Make an exact transcription of the material, leaving out all images.

┌────────

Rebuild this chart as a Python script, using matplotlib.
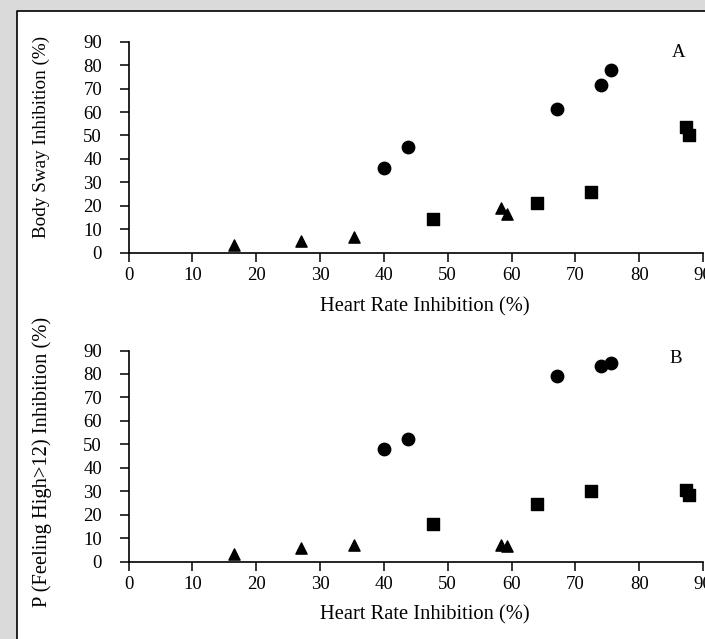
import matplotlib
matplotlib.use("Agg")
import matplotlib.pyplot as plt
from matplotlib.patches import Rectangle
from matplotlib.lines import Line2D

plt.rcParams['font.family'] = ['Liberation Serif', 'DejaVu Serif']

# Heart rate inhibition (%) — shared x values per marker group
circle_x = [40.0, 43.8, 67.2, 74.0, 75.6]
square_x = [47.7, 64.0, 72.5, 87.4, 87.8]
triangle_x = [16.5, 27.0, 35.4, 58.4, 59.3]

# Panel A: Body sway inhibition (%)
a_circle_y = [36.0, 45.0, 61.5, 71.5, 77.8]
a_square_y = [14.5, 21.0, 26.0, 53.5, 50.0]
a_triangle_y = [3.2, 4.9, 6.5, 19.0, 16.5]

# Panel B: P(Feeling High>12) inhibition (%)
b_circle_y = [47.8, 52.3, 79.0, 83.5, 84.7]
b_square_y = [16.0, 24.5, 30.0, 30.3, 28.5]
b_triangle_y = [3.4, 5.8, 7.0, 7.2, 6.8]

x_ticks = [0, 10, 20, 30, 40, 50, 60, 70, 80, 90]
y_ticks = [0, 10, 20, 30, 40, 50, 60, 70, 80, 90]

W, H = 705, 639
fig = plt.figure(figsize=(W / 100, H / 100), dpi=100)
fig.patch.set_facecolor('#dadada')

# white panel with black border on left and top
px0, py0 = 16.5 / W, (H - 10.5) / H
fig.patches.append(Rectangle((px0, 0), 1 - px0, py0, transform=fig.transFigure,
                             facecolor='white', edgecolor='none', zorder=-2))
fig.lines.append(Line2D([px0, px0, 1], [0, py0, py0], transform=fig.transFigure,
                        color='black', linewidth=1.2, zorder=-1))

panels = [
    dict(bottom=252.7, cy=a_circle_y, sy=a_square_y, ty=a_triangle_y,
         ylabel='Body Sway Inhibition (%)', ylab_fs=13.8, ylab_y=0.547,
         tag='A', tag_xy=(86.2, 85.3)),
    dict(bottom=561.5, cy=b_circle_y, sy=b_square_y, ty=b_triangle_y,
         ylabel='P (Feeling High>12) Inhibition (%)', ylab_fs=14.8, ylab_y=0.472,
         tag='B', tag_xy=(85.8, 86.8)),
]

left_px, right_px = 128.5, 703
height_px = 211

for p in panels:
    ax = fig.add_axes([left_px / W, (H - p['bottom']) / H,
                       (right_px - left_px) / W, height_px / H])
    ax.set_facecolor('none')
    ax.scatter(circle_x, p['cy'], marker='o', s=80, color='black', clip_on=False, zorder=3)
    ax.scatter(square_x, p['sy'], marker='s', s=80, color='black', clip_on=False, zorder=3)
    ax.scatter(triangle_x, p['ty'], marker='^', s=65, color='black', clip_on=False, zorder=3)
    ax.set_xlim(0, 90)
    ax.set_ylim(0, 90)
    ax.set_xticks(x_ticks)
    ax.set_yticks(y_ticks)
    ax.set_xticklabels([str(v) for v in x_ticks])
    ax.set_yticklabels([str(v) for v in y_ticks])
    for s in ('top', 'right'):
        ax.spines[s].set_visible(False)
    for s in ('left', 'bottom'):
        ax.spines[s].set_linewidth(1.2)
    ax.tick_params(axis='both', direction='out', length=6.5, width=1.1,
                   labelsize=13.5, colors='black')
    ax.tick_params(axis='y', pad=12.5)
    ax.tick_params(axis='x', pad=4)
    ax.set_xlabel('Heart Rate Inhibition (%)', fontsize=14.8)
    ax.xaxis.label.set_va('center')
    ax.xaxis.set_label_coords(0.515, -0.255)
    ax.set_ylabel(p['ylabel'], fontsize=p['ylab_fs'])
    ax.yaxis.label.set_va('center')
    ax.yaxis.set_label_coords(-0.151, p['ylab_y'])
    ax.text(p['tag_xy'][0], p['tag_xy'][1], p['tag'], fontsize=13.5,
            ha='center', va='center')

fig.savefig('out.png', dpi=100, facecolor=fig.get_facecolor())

└────────

__Full answer__:
Rebuild this chart as a Python script, using matplotlib.
import matplotlib
matplotlib.use("Agg")
import matplotlib.pyplot as plt
from matplotlib.patches import Rectangle
from matplotlib.lines import Line2D

plt.rcParams['font.family'] = ['Liberation Serif', 'DejaVu Serif']

# Heart rate inhibition (%) — shared x values per marker group
circle_x = [40.0, 43.8, 67.2, 74.0, 75.6]
square_x = [47.7, 64.0, 72.5, 87.4, 87.8]
triangle_x = [16.5, 27.0, 35.4, 58.4, 59.3]

# Panel A: Body sway inhibition (%)
a_circle_y = [36.0, 45.0, 61.5, 71.5, 77.8]
a_square_y = [14.5, 21.0, 26.0, 53.5, 50.0]
a_triangle_y = [3.2, 4.9, 6.5, 19.0, 16.5]

# Panel B: P(Feeling High>12) inhibition (%)
b_circle_y = [47.8, 52.3, 79.0, 83.5, 84.7]
b_square_y = [16.0, 24.5, 30.0, 30.3, 28.5]
b_triangle_y = [3.4, 5.8, 7.0, 7.2, 6.8]

x_ticks = [0, 10, 20, 30, 40, 50, 60, 70, 80, 90]
y_ticks = [0, 10, 20, 30, 40, 50, 60, 70, 80, 90]

W, H = 705, 639
fig = plt.figure(figsize=(W / 100, H / 100), dpi=100)
fig.patch.set_facecolor('#dadada')

# white panel with black border on left and top
px0, py0 = 16.5 / W, (H - 10.5) / H
fig.patches.append(Rectangle((px0, 0), 1 - px0, py0, transform=fig.transFigure,
                             facecolor='white', edgecolor='none', zorder=-2))
fig.lines.append(Line2D([px0, px0, 1], [0, py0, py0], transform=fig.transFigure,
                        color='black', linewidth=1.2, zorder=-1))

panels = [
    dict(bottom=252.7, cy=a_circle_y, sy=a_square_y, ty=a_triangle_y,
         ylabel='Body Sway Inhibition (%)', ylab_fs=13.8, ylab_y=0.547,
         tag='A', tag_xy=(86.2, 85.3)),
    dict(bottom=561.5, cy=b_circle_y, sy=b_square_y, ty=b_triangle_y,
         ylabel='P (Feeling High>12) Inhibition (%)', ylab_fs=14.8, ylab_y=0.472,
         tag='B', tag_xy=(85.8, 86.8)),
]

left_px, right_px = 128.5, 703
height_px = 211

for p in panels:
    ax = fig.add_axes([left_px / W, (H - p['bottom']) / H,
                       (right_px - left_px) / W, height_px / H])
    ax.set_facecolor('none')
    ax.scatter(circle_x, p['cy'], marker='o', s=80, color='black', clip_on=False, zorder=3)
    ax.scatter(square_x, p['sy'], marker='s', s=80, color='black', clip_on=False, zorder=3)
    ax.scatter(triangle_x, p['ty'], marker='^', s=65, color='black', clip_on=False, zorder=3)
    ax.set_xlim(0, 90)
    ax.set_ylim(0, 90)
    ax.set_xticks(x_ticks)
    ax.set_yticks(y_ticks)
    ax.set_xticklabels([str(v) for v in x_ticks])
    ax.set_yticklabels([str(v) for v in y_ticks])
    for s in ('top', 'right'):
        ax.spines[s].set_visible(False)
    for s in ('left', 'bottom'):
        ax.spines[s].set_linewidth(1.2)
    ax.tick_params(axis='both', direction='out', length=6.5, width=1.1,
                   labelsize=13.5, colors='black')
    ax.tick_params(axis='y', pad=12.5)
    ax.tick_params(axis='x', pad=4)
    ax.set_xlabel('Heart Rate Inhibition (%)', fontsize=14.8)
    ax.xaxis.label.set_va('center')
    ax.xaxis.set_label_coords(0.515, -0.255)
    ax.set_ylabel(p['ylabel'], fontsize=p['ylab_fs'])
    ax.yaxis.label.set_va('center')
    ax.yaxis.set_label_coords(-0.151, p['ylab_y'])
    ax.text(p['tag_xy'][0], p['tag_xy'][1], p['tag'], fontsize=13.5,
            ha='center', va='center')

fig.savefig('out.png', dpi=100, facecolor=fig.get_facecolor())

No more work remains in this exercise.